A questão da conduta inadequada do servidor público reflete, em última análise, a tensão permanente entre a necessidade de controle e a garantia de direitos, entre a proteção do interesse público e o respeito à dignidade individual. Esta tensão não pode ser resolvida através de fórmulas simples ou soluções definitivas, mas deve ser constantemente equilibrada através de práticas administrativas justas, transparentes e proporcionais.

O instituto da conduta inadequada não deve ser abolido, pois cumpre uma função legítima e necessária na administração pública.

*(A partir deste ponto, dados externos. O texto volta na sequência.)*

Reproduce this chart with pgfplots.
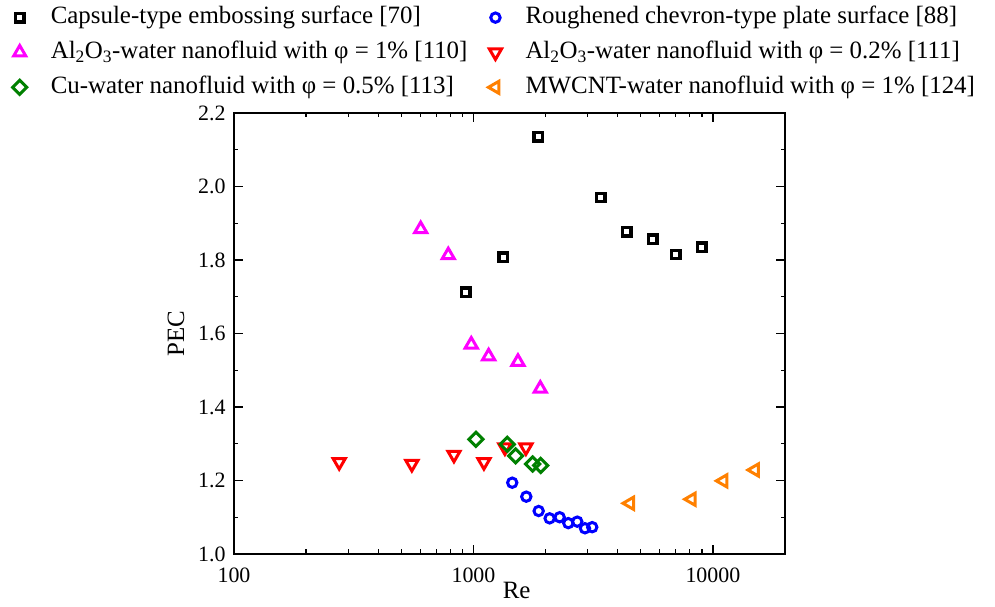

Entretanto, sua aplicação deve ser cercada de cuidados e controles que impeçam sua utilização como instrumento de perseguição ou arbítrio. Isso exige não apenas mudanças normativas e procedimentais, mas principalmente uma mudança cultural na forma como a administração pública compreende e exerce seu poder disciplinar.

Os servidores públicos, por sua vez, devem compreender que o exercício de função pública implica responsabilidades especiais, mas não a renúncia a direitos fundamentais. O desafio está em encontrar formas de exercer essas responsabilidades sem abdicar da capacidade crítica, da participação democrática e da dignidade pessoal que são inerentes à condição cidadã.

Em última instância, uma administração pública verdadeiramente democrática e eficiente é aquela que consegue conciliar a necessidade de padrões éticos elevados com o respeito aos direitos individuais, que utiliza seu poder disciplinar para proteger o interesse público sem transformá-lo em instrumento de opressão, e que compreende que servidores motivados, respeitados e protegidos de arbitrariedades são a melhor garantia de um serviço público de qualidade.

A luta contra a conduta inadequada deve ser, antes de tudo, uma luta pela conduta adequada da própria administração no exercício de seu poder disciplinar. Somente assim será possível construir um ambiente institucional em que a excelência do serviço público seja resultado não do medo, mas do compromisso genuíno com os valores democráticos e com o bem comum.